### WHAT IS ASKED
Extract every line below that contains the word "this".
════════════════
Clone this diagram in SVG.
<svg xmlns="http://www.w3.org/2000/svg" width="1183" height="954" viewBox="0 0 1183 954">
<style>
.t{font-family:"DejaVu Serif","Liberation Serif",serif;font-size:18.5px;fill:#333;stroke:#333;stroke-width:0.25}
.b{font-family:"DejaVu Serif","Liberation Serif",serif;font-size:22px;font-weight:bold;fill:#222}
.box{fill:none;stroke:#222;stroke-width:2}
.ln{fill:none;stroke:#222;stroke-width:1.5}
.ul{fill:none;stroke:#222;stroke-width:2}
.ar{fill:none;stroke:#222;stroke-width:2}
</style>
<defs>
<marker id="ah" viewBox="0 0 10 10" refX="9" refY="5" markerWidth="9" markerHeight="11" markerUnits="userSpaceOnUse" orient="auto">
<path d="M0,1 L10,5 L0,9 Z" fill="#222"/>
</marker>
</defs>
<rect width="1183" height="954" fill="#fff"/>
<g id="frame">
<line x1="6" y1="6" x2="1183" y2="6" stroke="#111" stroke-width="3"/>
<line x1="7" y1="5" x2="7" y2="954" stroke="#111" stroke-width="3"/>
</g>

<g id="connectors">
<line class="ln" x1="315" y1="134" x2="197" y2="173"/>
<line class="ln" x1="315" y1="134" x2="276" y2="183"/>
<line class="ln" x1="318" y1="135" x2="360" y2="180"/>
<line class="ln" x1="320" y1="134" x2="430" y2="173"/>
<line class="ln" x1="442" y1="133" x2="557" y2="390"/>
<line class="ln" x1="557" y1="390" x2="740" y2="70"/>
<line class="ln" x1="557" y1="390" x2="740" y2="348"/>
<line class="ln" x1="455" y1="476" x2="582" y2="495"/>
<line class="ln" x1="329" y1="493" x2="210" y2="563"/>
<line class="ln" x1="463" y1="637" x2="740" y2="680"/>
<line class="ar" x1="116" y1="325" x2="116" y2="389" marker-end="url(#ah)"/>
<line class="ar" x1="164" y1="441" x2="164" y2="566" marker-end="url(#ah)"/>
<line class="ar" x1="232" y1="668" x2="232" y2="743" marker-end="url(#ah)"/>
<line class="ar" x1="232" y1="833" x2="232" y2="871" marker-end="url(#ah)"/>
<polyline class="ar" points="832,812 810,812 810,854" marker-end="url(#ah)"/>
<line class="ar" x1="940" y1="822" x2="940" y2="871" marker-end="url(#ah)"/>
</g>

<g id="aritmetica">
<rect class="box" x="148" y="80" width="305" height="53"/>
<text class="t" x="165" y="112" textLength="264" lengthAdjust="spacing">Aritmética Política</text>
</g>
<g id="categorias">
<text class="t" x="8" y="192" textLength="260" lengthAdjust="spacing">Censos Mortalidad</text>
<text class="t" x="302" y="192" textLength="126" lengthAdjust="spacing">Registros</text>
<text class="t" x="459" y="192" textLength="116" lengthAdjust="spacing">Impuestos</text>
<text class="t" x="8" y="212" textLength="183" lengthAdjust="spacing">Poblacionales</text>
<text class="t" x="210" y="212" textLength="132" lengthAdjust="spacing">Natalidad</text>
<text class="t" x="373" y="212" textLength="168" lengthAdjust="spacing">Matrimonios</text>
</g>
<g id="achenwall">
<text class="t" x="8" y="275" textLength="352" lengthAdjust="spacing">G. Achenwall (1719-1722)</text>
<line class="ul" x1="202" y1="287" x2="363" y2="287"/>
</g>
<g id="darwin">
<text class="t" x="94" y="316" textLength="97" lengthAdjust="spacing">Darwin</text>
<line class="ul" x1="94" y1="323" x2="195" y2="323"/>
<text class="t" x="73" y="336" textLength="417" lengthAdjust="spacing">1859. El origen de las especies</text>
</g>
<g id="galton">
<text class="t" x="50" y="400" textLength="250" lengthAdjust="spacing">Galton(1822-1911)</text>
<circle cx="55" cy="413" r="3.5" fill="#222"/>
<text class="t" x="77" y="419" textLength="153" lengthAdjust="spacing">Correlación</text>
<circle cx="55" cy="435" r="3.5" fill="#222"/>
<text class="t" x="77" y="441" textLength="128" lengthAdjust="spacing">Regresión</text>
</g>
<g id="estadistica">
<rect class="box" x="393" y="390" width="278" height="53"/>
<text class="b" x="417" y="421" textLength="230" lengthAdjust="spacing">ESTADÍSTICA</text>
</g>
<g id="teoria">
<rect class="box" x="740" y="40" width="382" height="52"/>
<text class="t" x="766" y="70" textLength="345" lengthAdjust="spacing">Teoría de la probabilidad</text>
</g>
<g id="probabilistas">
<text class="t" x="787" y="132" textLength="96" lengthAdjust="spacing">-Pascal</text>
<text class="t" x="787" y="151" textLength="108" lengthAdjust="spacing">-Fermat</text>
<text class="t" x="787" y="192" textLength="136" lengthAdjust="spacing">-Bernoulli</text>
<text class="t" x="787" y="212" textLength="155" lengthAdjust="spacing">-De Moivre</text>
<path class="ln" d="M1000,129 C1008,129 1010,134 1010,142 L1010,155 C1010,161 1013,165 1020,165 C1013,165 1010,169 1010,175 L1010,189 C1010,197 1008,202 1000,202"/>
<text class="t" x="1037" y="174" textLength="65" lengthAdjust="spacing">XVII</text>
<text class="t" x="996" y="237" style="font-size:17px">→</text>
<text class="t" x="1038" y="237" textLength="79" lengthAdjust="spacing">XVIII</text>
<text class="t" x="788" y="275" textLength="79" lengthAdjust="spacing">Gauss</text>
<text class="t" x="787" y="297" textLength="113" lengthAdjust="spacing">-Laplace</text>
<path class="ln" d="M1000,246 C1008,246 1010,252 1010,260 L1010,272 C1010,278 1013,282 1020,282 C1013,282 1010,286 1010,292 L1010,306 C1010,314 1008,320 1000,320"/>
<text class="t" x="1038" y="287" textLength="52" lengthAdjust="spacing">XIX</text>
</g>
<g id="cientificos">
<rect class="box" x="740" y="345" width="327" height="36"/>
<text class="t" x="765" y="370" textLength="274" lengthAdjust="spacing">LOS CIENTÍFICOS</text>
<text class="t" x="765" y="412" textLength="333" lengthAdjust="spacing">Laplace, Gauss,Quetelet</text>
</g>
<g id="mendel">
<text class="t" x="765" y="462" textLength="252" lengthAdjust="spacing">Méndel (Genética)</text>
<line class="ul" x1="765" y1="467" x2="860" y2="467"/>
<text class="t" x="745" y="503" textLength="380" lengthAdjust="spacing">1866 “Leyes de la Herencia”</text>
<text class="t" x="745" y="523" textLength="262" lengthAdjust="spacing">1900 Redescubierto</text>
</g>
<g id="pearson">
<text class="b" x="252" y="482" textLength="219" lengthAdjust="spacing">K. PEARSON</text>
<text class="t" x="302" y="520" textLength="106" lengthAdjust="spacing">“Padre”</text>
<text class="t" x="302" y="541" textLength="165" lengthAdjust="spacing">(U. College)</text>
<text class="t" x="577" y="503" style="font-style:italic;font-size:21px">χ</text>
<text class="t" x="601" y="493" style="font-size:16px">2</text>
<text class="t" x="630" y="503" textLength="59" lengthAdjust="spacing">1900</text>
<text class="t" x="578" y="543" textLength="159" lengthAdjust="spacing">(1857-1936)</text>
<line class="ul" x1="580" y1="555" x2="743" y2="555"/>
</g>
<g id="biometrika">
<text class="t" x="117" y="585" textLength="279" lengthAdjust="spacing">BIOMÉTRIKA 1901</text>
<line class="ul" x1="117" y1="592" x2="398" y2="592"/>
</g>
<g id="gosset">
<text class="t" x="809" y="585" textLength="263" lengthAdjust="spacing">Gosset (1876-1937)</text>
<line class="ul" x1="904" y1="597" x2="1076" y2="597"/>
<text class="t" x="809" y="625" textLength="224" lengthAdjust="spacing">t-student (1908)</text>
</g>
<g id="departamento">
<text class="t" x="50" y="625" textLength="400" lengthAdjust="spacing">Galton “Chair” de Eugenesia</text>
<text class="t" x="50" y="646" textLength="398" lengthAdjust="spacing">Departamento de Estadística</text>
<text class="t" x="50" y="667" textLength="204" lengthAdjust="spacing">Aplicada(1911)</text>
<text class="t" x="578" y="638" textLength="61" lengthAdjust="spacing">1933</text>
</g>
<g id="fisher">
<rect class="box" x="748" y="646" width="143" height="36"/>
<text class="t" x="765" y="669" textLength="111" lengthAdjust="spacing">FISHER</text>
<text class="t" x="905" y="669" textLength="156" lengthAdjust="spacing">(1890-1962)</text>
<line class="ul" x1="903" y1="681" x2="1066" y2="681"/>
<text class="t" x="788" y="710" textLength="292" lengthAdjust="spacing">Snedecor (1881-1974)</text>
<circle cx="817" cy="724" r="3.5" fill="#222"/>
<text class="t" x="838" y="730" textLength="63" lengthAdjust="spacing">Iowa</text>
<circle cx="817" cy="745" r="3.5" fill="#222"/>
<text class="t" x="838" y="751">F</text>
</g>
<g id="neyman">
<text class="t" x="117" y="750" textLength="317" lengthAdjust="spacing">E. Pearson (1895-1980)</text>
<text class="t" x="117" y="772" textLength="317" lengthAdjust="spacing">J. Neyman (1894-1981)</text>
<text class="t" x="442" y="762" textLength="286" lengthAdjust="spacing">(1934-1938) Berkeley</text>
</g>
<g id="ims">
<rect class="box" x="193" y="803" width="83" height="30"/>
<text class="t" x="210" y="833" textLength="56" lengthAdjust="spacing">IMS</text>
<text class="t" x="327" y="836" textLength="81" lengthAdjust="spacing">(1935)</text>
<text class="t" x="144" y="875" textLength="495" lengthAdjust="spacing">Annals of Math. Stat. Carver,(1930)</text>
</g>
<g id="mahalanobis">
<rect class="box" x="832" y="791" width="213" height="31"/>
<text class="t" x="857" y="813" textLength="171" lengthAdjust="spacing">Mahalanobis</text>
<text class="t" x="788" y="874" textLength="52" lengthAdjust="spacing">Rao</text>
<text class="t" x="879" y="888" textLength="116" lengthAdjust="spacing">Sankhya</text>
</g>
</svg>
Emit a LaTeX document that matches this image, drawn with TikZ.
════════════════
### FINISHED ANSWER
Clone this diagram in SVG.
Emit a LaTeX document that matches this image, drawn with TikZ.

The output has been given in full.